We had a 360-view of the mountains that were always blue, but we rarely looked up. We looked at the spread Perry had laid out, eating everything with our fingers and wiping them on our jeans.
We ate without speaking, filling the void in our stomachs that we’d neglected to fill.
We looked at each other. Pausing. Breathing.
It had felt like a lifetime since we looked at each other. I mean, really stopped and saw each other.
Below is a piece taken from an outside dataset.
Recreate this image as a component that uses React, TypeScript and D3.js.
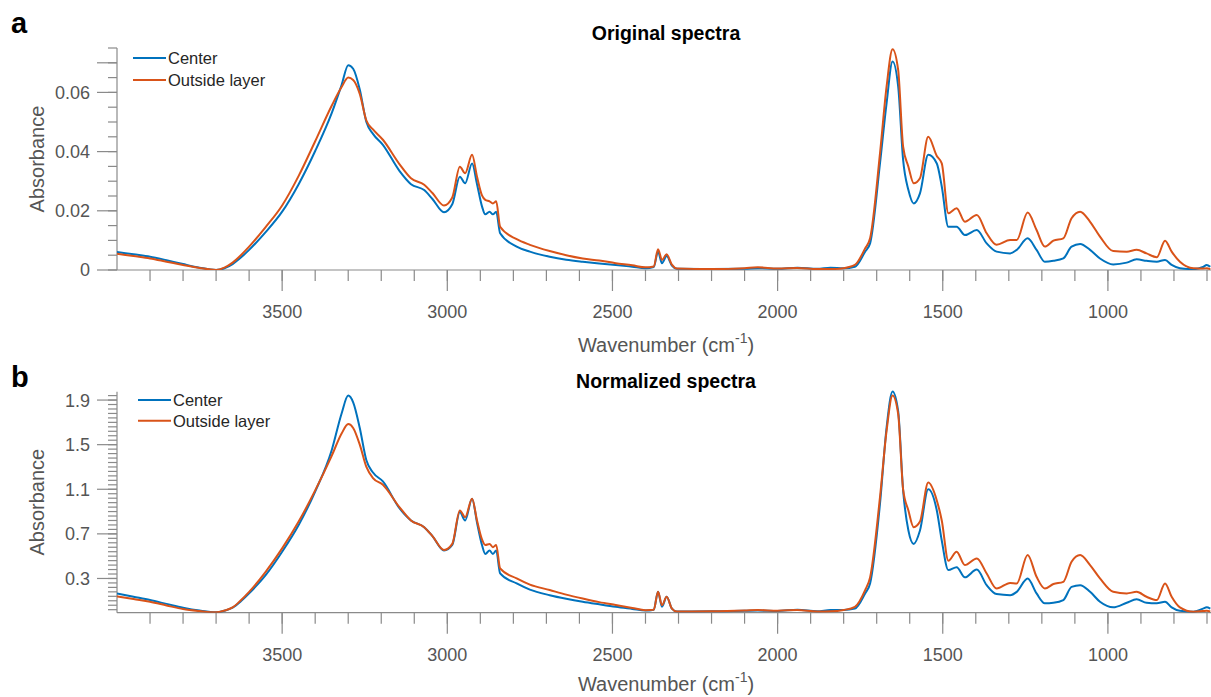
import React from "react";
import * as d3 from "d3";

// Wavenumber grid (cm^-1), high to low
const wavenumbers = [
  4000, 3950, 3900, 3850, 3800, 3750, 3700, 3675, 3650, 3625, 3600, 3550, 3500, 3450, 3400, 3350,
  3320, 3300, 3285, 3265, 3245, 3225, 3195, 3145, 3110, 3070, 3045, 3010, 2985, 2962, 2946, 2925,
  2910, 2895, 2885, 2872, 2862, 2852, 2840, 2790, 2750, 2690, 2640, 2590, 2540, 2490, 2440, 2400,
  2375, 2362, 2350, 2336, 2320, 2305, 2200, 2100, 2060, 2000, 1940, 1880, 1840, 1800, 1766, 1735,
  1720, 1690, 1670, 1652, 1635, 1620, 1604, 1588, 1569, 1544, 1518, 1503, 1483, 1458, 1433, 1397,
  1367, 1337, 1296, 1276, 1243, 1216, 1191, 1165, 1135, 1110, 1084, 1054, 1024, 984, 943, 913,
  883, 852, 827, 807, 782, 741, 712, 701, 690,
];

// Panel a: original absorbance
const originalCenter = [
  0.0061, 0.0053, 0.0045, 0.0033, 0.002, 0.0008, 0.0, 0.0006, 0.002, 0.0042, 0.0068, 0.0128, 0.0197, 0.029, 0.0402, 0.053,
  0.0625, 0.0692, 0.068, 0.061, 0.05, 0.046, 0.0423, 0.0335, 0.029, 0.027, 0.024, 0.0195, 0.0222, 0.0315, 0.0293, 0.036,
  0.029, 0.0215, 0.0188, 0.0197, 0.0188, 0.0197, 0.0124, 0.0079, 0.0062, 0.0045, 0.0035, 0.0028, 0.0022, 0.0017, 0.0011, 0.0006,
  0.001, 0.0062, 0.0023, 0.0047, 0.0015, 0.0004, 0.0003, 0.0004, 0.0006, 0.0004, 0.0008, 0.0004, 0.0008, 0.0006, 0.0011, 0.0062,
  0.009, 0.036, 0.0564, 0.0704, 0.062, 0.0372, 0.027, 0.0225, 0.0259, 0.0389, 0.036, 0.0282, 0.0146, 0.0146, 0.0118, 0.0135,
  0.009, 0.0062, 0.0056, 0.0068, 0.0107, 0.0068, 0.0028, 0.0031, 0.0039, 0.0079, 0.0088, 0.0068, 0.0039, 0.0019, 0.0025, 0.0036,
  0.0031, 0.0028, 0.0034, 0.0017, 0.0006, 0.0003, 0.001, 0.0017, 0.0011,
];
const originalOutside = [
  0.0055, 0.0047, 0.0039, 0.0028, 0.0017, 0.0007, 0.0, 0.0008, 0.0025, 0.005, 0.0079, 0.0145, 0.0218, 0.0318, 0.0435, 0.0555,
  0.0618, 0.065, 0.0642, 0.0595, 0.0505, 0.0475, 0.044, 0.0358, 0.031, 0.0288, 0.026, 0.0218, 0.0245, 0.0349, 0.0327, 0.0389,
  0.0315, 0.0252, 0.0237, 0.0232, 0.0225, 0.0232, 0.0146, 0.0104, 0.0085, 0.0064, 0.005, 0.0039, 0.0032, 0.0023, 0.0016, 0.0009,
  0.0012, 0.007, 0.0034, 0.0053, 0.0018, 0.0005, 0.0003, 0.0006, 0.0009, 0.0005, 0.0007, 0.0003, 0.0003, 0.0006, 0.0017, 0.0073,
  0.0107, 0.0394, 0.062, 0.0746, 0.0676, 0.0417, 0.0349, 0.0293, 0.031, 0.045, 0.0385, 0.036, 0.0192, 0.0209, 0.0163, 0.0186,
  0.0124, 0.0085, 0.0101, 0.0101, 0.0194, 0.0135, 0.0079, 0.0099, 0.0107, 0.0175, 0.0197, 0.0163, 0.0113, 0.0064, 0.0062, 0.0068,
  0.0056, 0.0043, 0.0099, 0.0062, 0.0028, 0.0006, 0.0005, 0.0006, 0.0003,
];

// Panel b: normalized absorbance
const normalizedCenter = [
  0.166, 0.136, 0.106, 0.072, 0.038, 0.012, -0.004, 0.01, 0.038, 0.095, 0.166, 0.33, 0.54, 0.78, 1.08, 1.45,
  1.78, 1.94, 1.88, 1.65, 1.36, 1.25, 1.17, 0.93, 0.82, 0.76, 0.68, 0.55, 0.6, 0.895, 0.82, 1.015,
  0.8, 0.6, 0.52, 0.55, 0.52, 0.55, 0.345, 0.255, 0.2, 0.15, 0.118, 0.091, 0.068, 0.046, 0.027, 0.012,
  0.02, 0.18, 0.046, 0.136, 0.03, 0.004, 0.005, 0.01, 0.012, 0.008, 0.02, 0.006, 0.017, 0.017, 0.03, 0.166,
  0.255, 0.97, 1.655, 1.977, 1.8, 1.09, 0.73, 0.61, 0.73, 1.1, 0.91, 0.64, 0.375, 0.4, 0.31, 0.38,
  0.24, 0.16, 0.15, 0.18, 0.3, 0.166, 0.077, 0.082, 0.106, 0.225, 0.24, 0.18, 0.091, 0.041, 0.082, 0.113,
  0.082, 0.077, 0.091, 0.041, 0.01, 0.002, 0.03, 0.041, 0.03,
];
const normalizedOutside = [
  0.14, 0.115, 0.091, 0.058, 0.026, 0.008, -0.004, 0.012, 0.04, 0.105, 0.18, 0.36, 0.57, 0.81, 1.09, 1.4,
  1.6, 1.685, 1.65, 1.5, 1.3, 1.2, 1.14, 0.94, 0.82, 0.76, 0.68, 0.555, 0.61, 0.91, 0.85, 1.015,
  0.82, 0.65, 0.6, 0.61, 0.58, 0.6, 0.39, 0.3, 0.245, 0.196, 0.155, 0.12, 0.088, 0.062, 0.036, 0.016,
  0.02, 0.18, 0.06, 0.136, 0.03, 0.004, 0.005, 0.012, 0.017, 0.01, 0.018, 0.004, 0.005, 0.017, 0.046, 0.196,
  0.31, 1.03, 1.625, 1.94, 1.775, 1.1, 0.91, 0.76, 0.81, 1.16, 1.0, 0.82, 0.46, 0.54, 0.42, 0.48,
  0.345, 0.21, 0.26, 0.255, 0.51, 0.315, 0.21, 0.25, 0.27, 0.45, 0.51, 0.42, 0.3, 0.18, 0.166, 0.18,
  0.136, 0.106, 0.255, 0.136, 0.041, 0.002, 0.008, 0.01, 0.004,
];

const seriesNames = ["Center", "Outside layer"];
const seriesColors = ["#0072BD", "#D95319"];

const xLabelTicks = [3500, 3000, 2500, 2000, 1500, 1000];
const xMinorTicks = d3.range(700, 4000, 100);

const yTicksOriginal = [0, 0.02, 0.04, 0.06];
const yTickLabelsOriginal = ["0", "0.02", "0.04", "0.06"];
const yLongUnlabeledOriginal = [0.07];
const yMinorOriginal = d3.range(0, 0.0751, 0.005);

const yTicksNormalized = [0.3, 0.7, 1.1, 1.5, 1.9];
const yTickLabelsNormalized = ["0.3", "0.7", "1.1", "1.5", "1.9"];
const yMinorNormalized = d3.range(0.02, 1.98, 0.04);

const FONT = '"Liberation Sans", Arial, Helvetica, sans-serif';
const AXIS = "#8a8a8a";
const LABEL = "#555555";

const W = 1211;
const H = 697;
const LEFT = 117;
const RIGHT = 1210.3;

const x = d3.scaleLinear().domain([4000, 690]).range([LEFT, RIGHT]);

type PanelProps = {
  id: string;
  letter: string;
  letterY: number;
  title: string;
  titleY: number;
  top: number;
  bottom: number;
  xLabelOffset: number;
  yDomain: [number, number];
  yTicks: number[];
  yTickLabels: string[];
  yLongExtra: number[];
  yMinor: number[];
  series: number[][];
  legendX: number;
  legendY: number;
  legendGap: number;
};

function Panel(p: PanelProps) {
  const y = d3.scaleLinear().domain(p.yDomain).range([p.bottom, p.top]);
  const line = d3
    .line<number>()
    .x((_, i) => x(wavenumbers[i]))
    .y((d) => y(d))
    .curve(d3.curveMonotoneX);

  return (
    <g>
      <defs>
        <clipPath id={p.id}>
          <rect x={LEFT} y={p.top - 4} width={RIGHT - LEFT + 2} height={p.bottom - p.top + 4} />
        </clipPath>
      </defs>

      <text x={11} y={p.letterY} fontFamily={FONT} fontWeight="bold" fontSize={29} fill="#000">
        {p.letter}
      </text>
      <text x={666} y={p.titleY} textAnchor="middle" fontFamily={FONT} fontWeight="bold" fontSize={19.5} fill="#000">
        {p.title}
      </text>

      {/* y axis */}
      <line x1={LEFT} x2={LEFT} y1={p.top} y2={p.bottom} stroke={AXIS} strokeWidth={1.2} />
      {p.yMinor.map((t) => (
        <line key={"ym" + t} x1={LEFT - 9} x2={LEFT} y1={y(t)} y2={y(t)} stroke={AXIS} strokeWidth={1.2} />
      ))}
      {[...p.yTicks, ...p.yLongExtra].map((t) => (
        <line key={"yM" + t} x1={LEFT - 20} x2={LEFT} y1={y(t)} y2={y(t)} stroke={AXIS} strokeWidth={1.2} />
      ))}
      {p.yTicks.map((t, i) => (
        <text
          key={"yl" + t}
          x={LEFT - 27}
          y={y(t)}
          dy="0.36em"
          textAnchor="end"
          fontFamily={FONT}
          fontSize={18}
          fill={LABEL}
        >
          {p.yTickLabels[i]}
        </text>
      ))}
      <text
        transform={`translate(44,${(p.top + p.bottom) / 2}) rotate(-90)`}
        textAnchor="middle"
        fontFamily={FONT}
        fontSize={20}
        fill={LABEL}
      >
        Absorbance
      </text>

      {/* x axis */}
      <line x1={LEFT} x2={W} y1={p.bottom} y2={p.bottom} stroke={AXIS} strokeWidth={1.2} />
      {xMinorTicks.map((t) => (
        <line key={"xm" + t} x1={x(t)} x2={x(t)} y1={p.bottom} y2={p.bottom + 11} stroke={AXIS} strokeWidth={1.2} />
      ))}
      {xLabelTicks.map((t) => (
        <line key={"xM" + t} x1={x(t)} x2={x(t)} y1={p.bottom} y2={p.bottom + 21} stroke={AXIS} strokeWidth={1.2} />
      ))}
      {xLabelTicks.map((t) => (
        <text
          key={"xl" + t}
          x={x(t)}
          y={p.bottom + 48}
          textAnchor="middle"
          fontFamily={FONT}
          fontSize={18}
          fill={LABEL}
        >
          {t}
        </text>
      ))}
      <text x={666} y={p.bottom + p.xLabelOffset} textAnchor="middle" fontFamily={FONT} fontSize={20} fill={LABEL}>
        Wavenumber (cm
        <tspan dy={-9} fontSize={14}>
          -1
        </tspan>
        <tspan dy={9}>)</tspan>
      </text>

      {/* spectra */}
      <g clipPath={`url(#${p.id})`}>
        {p.series.map((s, i) => (
          <path
            key={"s" + i}
            d={line(s) || ""}
            fill="none"
            stroke={seriesColors[i]}
            strokeWidth={2}
            strokeLinejoin="round"
          />
        ))}
      </g>

      {/* legend */}
      {seriesNames.map((name, i) => (
        <g key={"lg" + i}>
          <line
            x1={p.legendX}
            x2={p.legendX + 33}
            y1={p.legendY + i * p.legendGap}
            y2={p.legendY + i * p.legendGap}
            stroke={seriesColors[i]}
            strokeWidth={2}
          />
          <text
            x={p.legendX + 35}
            y={p.legendY + i * p.legendGap}
            dy="0.36em"
            fontFamily={FONT}
            fontSize={16.5}
            fill="#262626"
          >
            {name}
          </text>
        </g>
      ))}
    </g>
  );
}

export default function App() {
  return (
    <svg
      width={W}
      height={H}
      viewBox={`0 0 ${W} ${H}`}
      style={{ position: "absolute", left: 0, top: 0, background: "#fff" }}
    >
      <rect x={0} y={0} width={W} height={H} fill="#fff" />
      <Panel
        id="clip-a"
        letter="a"
        letterY={33}
        title="Original spectra"
        titleY={40}
        top={48}
        bottom={270}
        xLabelOffset={82}
        yDomain={[0, 0.075]}
        yTicks={yTicksOriginal}
        yTickLabels={yTickLabelsOriginal}
        yLongExtra={yLongUnlabeledOriginal}
        yMinor={yMinorOriginal}
        series={[originalCenter, originalOutside]}
        legendX={133}
        legendY={58}
        legendGap={22}
      />
      <Panel
        id="clip-b"
        letter="b"
        letterY={387}
        title="Normalized spectra"
        titleY={388}
        top={391.7}
        bottom={612.7}
        xLabelOffset={78}
        yDomain={[-0.007, 1.975]}
        yTicks={yTicksNormalized}
        yTickLabels={yTickLabelsNormalized}
        yLongExtra={[]}
        yMinor={yMinorNormalized}
        series={[normalizedCenter, normalizedOutside]}
        legendX={138}
        legendY={400}
        legendGap={20.7}
      />
    </svg>
  );
}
We’d pass each other in the dark.
Feed the baby.
Change the baby.
Hold the baby.
We took turns sleeping. Sleeping, but not really.
Resting.
We listened together.
Listening for his cries.
His sounds.
His breath.
The days were filled with the kind of wakefulness that was here, but not here. Awake to the baby and his needs, but not awake to each other. Everything felt far away.
Sitting across from each other in the fading light, we looked at Pressley. The gold sky filled his big, curious eyes. He smiled. All cheeks and innocence.
“How is he even real?” Perry said.
I shook my head and pressed my lips together. They tasted like salt and earth. I wanted to cry.
What do I do with all of this love? Ever-flowing, filling me to the brim. Will I be able to hold it all?
I looked at him as I do every second of every day, but every time felt like the first time. I looked at him and the sun exploded.
We looked at each other but everything went dark.